◆ **WORK TO BE COMPLETED**: Transcribe the material exactly. Images do not belong in the copy.
▼
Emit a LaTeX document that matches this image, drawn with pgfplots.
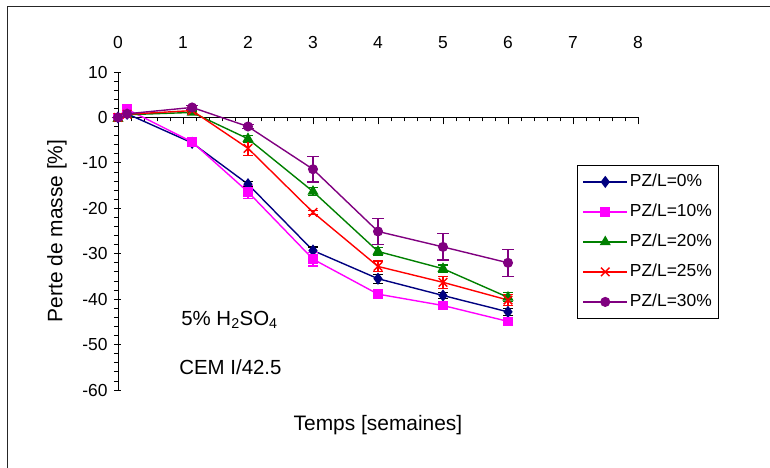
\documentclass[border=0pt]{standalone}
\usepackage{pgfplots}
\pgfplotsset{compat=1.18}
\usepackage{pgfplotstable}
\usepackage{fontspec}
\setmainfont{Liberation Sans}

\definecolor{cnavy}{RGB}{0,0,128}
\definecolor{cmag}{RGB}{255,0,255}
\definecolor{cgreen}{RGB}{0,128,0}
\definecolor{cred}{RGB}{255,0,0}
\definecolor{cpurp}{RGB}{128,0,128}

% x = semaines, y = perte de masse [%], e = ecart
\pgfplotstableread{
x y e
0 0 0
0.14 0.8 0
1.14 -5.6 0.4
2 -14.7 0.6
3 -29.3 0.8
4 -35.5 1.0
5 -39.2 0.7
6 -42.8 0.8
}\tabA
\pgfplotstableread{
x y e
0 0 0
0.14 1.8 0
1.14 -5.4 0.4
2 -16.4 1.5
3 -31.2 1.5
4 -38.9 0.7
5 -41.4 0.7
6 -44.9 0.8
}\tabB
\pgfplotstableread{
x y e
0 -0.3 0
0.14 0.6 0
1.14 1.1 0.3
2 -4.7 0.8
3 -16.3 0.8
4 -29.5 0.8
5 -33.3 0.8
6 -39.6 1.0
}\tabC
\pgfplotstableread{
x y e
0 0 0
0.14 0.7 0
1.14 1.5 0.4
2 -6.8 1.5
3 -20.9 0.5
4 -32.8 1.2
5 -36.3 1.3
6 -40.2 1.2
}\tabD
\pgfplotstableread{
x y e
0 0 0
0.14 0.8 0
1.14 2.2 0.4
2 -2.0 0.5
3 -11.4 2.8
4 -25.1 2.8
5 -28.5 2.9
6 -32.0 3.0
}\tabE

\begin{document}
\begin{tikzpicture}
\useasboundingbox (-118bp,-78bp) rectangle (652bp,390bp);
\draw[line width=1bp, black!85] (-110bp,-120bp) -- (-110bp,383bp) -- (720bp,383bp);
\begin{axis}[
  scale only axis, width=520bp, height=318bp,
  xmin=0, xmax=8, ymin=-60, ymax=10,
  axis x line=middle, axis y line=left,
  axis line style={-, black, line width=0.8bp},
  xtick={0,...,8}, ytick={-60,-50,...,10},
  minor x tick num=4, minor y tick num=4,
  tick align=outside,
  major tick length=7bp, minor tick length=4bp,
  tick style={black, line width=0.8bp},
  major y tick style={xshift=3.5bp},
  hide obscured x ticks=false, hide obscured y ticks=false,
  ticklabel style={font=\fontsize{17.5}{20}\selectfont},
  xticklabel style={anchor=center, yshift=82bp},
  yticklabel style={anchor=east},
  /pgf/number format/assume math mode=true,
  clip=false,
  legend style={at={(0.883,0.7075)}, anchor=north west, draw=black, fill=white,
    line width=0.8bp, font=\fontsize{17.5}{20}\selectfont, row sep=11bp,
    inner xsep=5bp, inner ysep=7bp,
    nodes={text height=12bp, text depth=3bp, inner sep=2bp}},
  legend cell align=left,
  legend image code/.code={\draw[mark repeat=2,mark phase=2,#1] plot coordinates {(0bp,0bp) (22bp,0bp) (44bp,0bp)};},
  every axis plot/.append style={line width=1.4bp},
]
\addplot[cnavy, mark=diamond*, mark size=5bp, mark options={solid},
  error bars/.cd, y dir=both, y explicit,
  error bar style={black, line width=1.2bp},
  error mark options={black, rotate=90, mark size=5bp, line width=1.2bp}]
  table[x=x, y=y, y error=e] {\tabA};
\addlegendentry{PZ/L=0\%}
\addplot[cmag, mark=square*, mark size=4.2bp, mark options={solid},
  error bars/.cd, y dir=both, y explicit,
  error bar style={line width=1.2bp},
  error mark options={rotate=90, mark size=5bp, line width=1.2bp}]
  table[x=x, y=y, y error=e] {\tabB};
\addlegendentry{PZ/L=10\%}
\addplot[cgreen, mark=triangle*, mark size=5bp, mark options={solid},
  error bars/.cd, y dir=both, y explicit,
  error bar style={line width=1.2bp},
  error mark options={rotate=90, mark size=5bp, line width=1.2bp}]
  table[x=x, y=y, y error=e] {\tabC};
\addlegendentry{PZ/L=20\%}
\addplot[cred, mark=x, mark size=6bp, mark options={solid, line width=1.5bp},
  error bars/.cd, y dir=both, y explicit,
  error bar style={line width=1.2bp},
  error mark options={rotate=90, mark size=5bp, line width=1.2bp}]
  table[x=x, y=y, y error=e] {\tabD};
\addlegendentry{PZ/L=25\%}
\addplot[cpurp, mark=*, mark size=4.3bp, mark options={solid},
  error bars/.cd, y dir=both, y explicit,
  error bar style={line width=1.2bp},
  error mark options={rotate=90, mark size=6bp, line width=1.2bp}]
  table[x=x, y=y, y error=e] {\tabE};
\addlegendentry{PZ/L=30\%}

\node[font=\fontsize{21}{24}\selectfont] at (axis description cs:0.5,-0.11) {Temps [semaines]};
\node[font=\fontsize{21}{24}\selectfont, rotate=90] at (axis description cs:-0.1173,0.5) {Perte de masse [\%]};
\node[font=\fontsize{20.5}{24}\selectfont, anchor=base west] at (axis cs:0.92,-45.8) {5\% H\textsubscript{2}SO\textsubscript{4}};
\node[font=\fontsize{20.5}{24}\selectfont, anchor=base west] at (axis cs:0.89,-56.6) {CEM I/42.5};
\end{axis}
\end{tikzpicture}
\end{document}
▲
◆ **TASK RESPONSE**:
Emit a LaTeX document that matches this image, drawn with pgfplots.
\documentclass[border=0pt]{standalone}
\usepackage{pgfplots}
\pgfplotsset{compat=1.18}
\usepackage{pgfplotstable}
\usepackage{fontspec}
\setmainfont{Liberation Sans}

\definecolor{cnavy}{RGB}{0,0,128}
\definecolor{cmag}{RGB}{255,0,255}
\definecolor{cgreen}{RGB}{0,128,0}
\definecolor{cred}{RGB}{255,0,0}
\definecolor{cpurp}{RGB}{128,0,128}

% x = semaines, y = perte de masse [%], e = ecart
\pgfplotstableread{
x y e
0 0 0
0.14 0.8 0
1.14 -5.6 0.4
2 -14.7 0.6
3 -29.3 0.8
4 -35.5 1.0
5 -39.2 0.7
6 -42.8 0.8
}\tabA
\pgfplotstableread{
x y e
0 0 0
0.14 1.8 0
1.14 -5.4 0.4
2 -16.4 1.5
3 -31.2 1.5
4 -38.9 0.7
5 -41.4 0.7
6 -44.9 0.8
}\tabB
\pgfplotstableread{
x y e
0 -0.3 0
0.14 0.6 0
1.14 1.1 0.3
2 -4.7 0.8
3 -16.3 0.8
4 -29.5 0.8
5 -33.3 0.8
6 -39.6 1.0
}\tabC
\pgfplotstableread{
x y e
0 0 0
0.14 0.7 0
1.14 1.5 0.4
2 -6.8 1.5
3 -20.9 0.5
4 -32.8 1.2
5 -36.3 1.3
6 -40.2 1.2
}\tabD
\pgfplotstableread{
x y e
0 0 0
0.14 0.8 0
1.14 2.2 0.4
2 -2.0 0.5
3 -11.4 2.8
4 -25.1 2.8
5 -28.5 2.9
6 -32.0 3.0
}\tabE

\begin{document}
\begin{tikzpicture}
\useasboundingbox (-118bp,-78bp) rectangle (652bp,390bp);
\draw[line width=1bp, black!85] (-110bp,-120bp) -- (-110bp,383bp) -- (720bp,383bp);
\begin{axis}[
  scale only axis, width=520bp, height=318bp,
  xmin=0, xmax=8, ymin=-60, ymax=10,
  axis x line=middle, axis y line=left,
  axis line style={-, black, line width=0.8bp},
  xtick={0,...,8}, ytick={-60,-50,...,10},
  minor x tick num=4, minor y tick num=4,
  tick align=outside,
  major tick length=7bp, minor tick length=4bp,
  tick style={black, line width=0.8bp},
  major y tick style={xshift=3.5bp},
  hide obscured x ticks=false, hide obscured y ticks=false,
  ticklabel style={font=\fontsize{17.5}{20}\selectfont},
  xticklabel style={anchor=center, yshift=82bp},
  yticklabel style={anchor=east},
  /pgf/number format/assume math mode=true,
  clip=false,
  legend style={at={(0.883,0.7075)}, anchor=north west, draw=black, fill=white,
    line width=0.8bp, font=\fontsize{17.5}{20}\selectfont, row sep=11bp,
    inner xsep=5bp, inner ysep=7bp,
    nodes={text height=12bp, text depth=3bp, inner sep=2bp}},
  legend cell align=left,
  legend image code/.code={\draw[mark repeat=2,mark phase=2,#1] plot coordinates {(0bp,0bp) (22bp,0bp) (44bp,0bp)};},
  every axis plot/.append style={line width=1.4bp},
]
\addplot[cnavy, mark=diamond*, mark size=5bp, mark options={solid},
  error bars/.cd, y dir=both, y explicit,
  error bar style={black, line width=1.2bp},
  error mark options={black, rotate=90, mark size=5bp, line width=1.2bp}]
  table[x=x, y=y, y error=e] {\tabA};
\addlegendentry{PZ/L=0\%}
\addplot[cmag, mark=square*, mark size=4.2bp, mark options={solid},
  error bars/.cd, y dir=both, y explicit,
  error bar style={line width=1.2bp},
  error mark options={rotate=90, mark size=5bp, line width=1.2bp}]
  table[x=x, y=y, y error=e] {\tabB};
\addlegendentry{PZ/L=10\%}
\addplot[cgreen, mark=triangle*, mark size=5bp, mark options={solid},
  error bars/.cd, y dir=both, y explicit,
  error bar style={line width=1.2bp},
  error mark options={rotate=90, mark size=5bp, line width=1.2bp}]
  table[x=x, y=y, y error=e] {\tabC};
\addlegendentry{PZ/L=20\%}
\addplot[cred, mark=x, mark size=6bp, mark options={solid, line width=1.5bp},
  error bars/.cd, y dir=both, y explicit,
  error bar style={line width=1.2bp},
  error mark options={rotate=90, mark size=5bp, line width=1.2bp}]
  table[x=x, y=y, y error=e] {\tabD};
\addlegendentry{PZ/L=25\%}
\addplot[cpurp, mark=*, mark size=4.3bp, mark options={solid},
  error bars/.cd, y dir=both, y explicit,
  error bar style={line width=1.2bp},
  error mark options={rotate=90, mark size=6bp, line width=1.2bp}]
  table[x=x, y=y, y error=e] {\tabE};
\addlegendentry{PZ/L=30\%}

\node[font=\fontsize{21}{24}\selectfont] at (axis description cs:0.5,-0.11) {Temps [semaines]};
\node[font=\fontsize{21}{24}\selectfont, rotate=90] at (axis description cs:-0.1173,0.5) {Perte de masse [\%]};
\node[font=\fontsize{20.5}{24}\selectfont, anchor=base west] at (axis cs:0.92,-45.8) {5\% H\textsubscript{2}SO\textsubscript{4}};
\node[font=\fontsize{20.5}{24}\selectfont, anchor=base west] at (axis cs:0.89,-56.6) {CEM I/42.5};
\end{axis}
\end{tikzpicture}
\end{document}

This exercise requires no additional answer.